Making Homemade Nut Milk is a breeze. With simple ingredients & a nut bag, you’ll avoid the extra additives found in store-bought & make delicious lattes!
Almond milk, soy milk, cashew milk, oat milk. The number of milk alternatives is quite overwhelming. Which one is the best, the healthiest, etc. We consume as few processed foods as possible. That includes store-bought nut milks which contain additives that can be avoided by making your own – such as titanium dioxide (a whitener) and carageenan (a thickener). My husband’s doctor asked him to avoid store bought nut milk all together to help with his asthma. Carageenan has been tied to inflammatory effects in the body, so we just avoid it all together. Wellness Mama has a great article about it here as well.
Some of you may scoff at the idea of making homemade milk. Do I really have time to make my own milk? YES! The process is simple and as long as you have a nut bag to strain the pulp, there is no reason you shouldn’t make it at home.
One of the main reasons I started researching nut milk alternatives is because almond milk tastes awful in hot coffee. Do you agree? Plus, the exponential growth in the demand for almonds for almond milk and other non-dairy alternatives has turned them into an unsustainable crop. The majority of almonds are grown in California, but the state’s water issues paired with the tremendous amount of water it takes to grow almonds makes them a problematic crop. We all just need to diversify our nut milk people!
I’ve read many articles about brazil nuts lately. You know…those giant nuts you avoided in the mixed nut dish at holiday gatherings as a kid. They were weird, right? Here’s where we can make a difference for the planet. Start eating those weird giant brazil nuts. Drive up demand. There is a movement called Rainforest to Table to promote native crops to protect the rainforest and brazil nuts are on the list! You see brazil nut trees only do well in wild, undisturbed rainforest. A surge in market demand for these nuts could help to reduce deforestation and promote biodiversity.
Plus, Brazil Nut milk isn’t bitter in my coffee, it’s actually creamy and smooth. And a pre-soak is NOT required! You can wake up, realize you’re out of milk and 10 minutes later have produced your own. This is my kind of nut.
To make nut milk all you need is:
- organic nuts
- nut bag to strain the pulp
- dates (to sweeten, optional)
- salt (just a pinch)
- pitcher or mason jar to store the milk
Add nuts, dates, water and salt to a blender and let her rip! I just got a new Vitamix, but any blender will work. My ratio is 1 cup nuts, 3.5 cups water, 2-3 dates, 1/8 tsp salt.

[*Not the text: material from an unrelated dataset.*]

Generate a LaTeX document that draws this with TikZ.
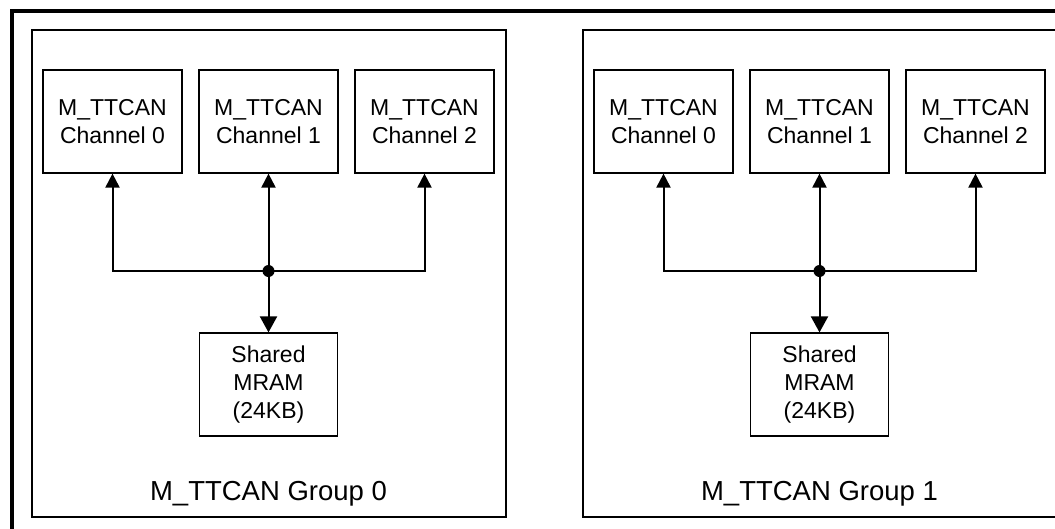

If you decide to make almond milk you will have to soak them overnight to soften them, drain them in the morning and add fresh water. (I told you they were water hogs)
Pour the liquid into a nut bag over a bowl and squeeze out all the creamy nut milk! You can adjust the thickness of your milk by customizing how much water you use.
Now get to business making that latte for yourself! It’s equally as delicious as any coffee house concoction – using cookie butter as the spice and sweetener! If you’ve never tried cookie butter– it’s a special treat!
- 3/4 cup brazil nut milk or any nut milk
- 1/3 cup strong freshly brewed coffee or espresso
- 2 tsp vanilla
- 1 tablespoon of Biscoff spread or Trader Joe's Speculoos Cookie Butter
- Top with cinnamon and a drizzle of melted cookie butter
Heat milk in the microwave for about 20 sec.
Add warm milk, warm coffee, vanilla and cookie butter to your Vitamix or blender. Run it either on soup setting for Vitamix or until nice and frothy in a regular blender (starting at low speed and gradually raising it to high for a total of about 30 sec). The Vitamix will stop when it's ready.
Pour into mug and then top with cinnamon and a tiny bit of cookie butter melted in the microwave - about 20 sec.
Add more or less milk and/or coffee to create your perfect coffee. My ratio is exactly how I like it - the taste of coffee, not too much milk and a bit of sweetness.
TIP: Keep that leftover nut meal/pulp! You can use it as a flour substitute in your baked goods, or even as a thickening agent in soups. To do so, simply spread out the meal on a baking pan and place in a low oven (200˚F) for about 2 hours to draw out the extra moisture. Grind extra fine in a Cuisinart and store in a cool place. Or leave the pulp wet and use it in this brownie recipe.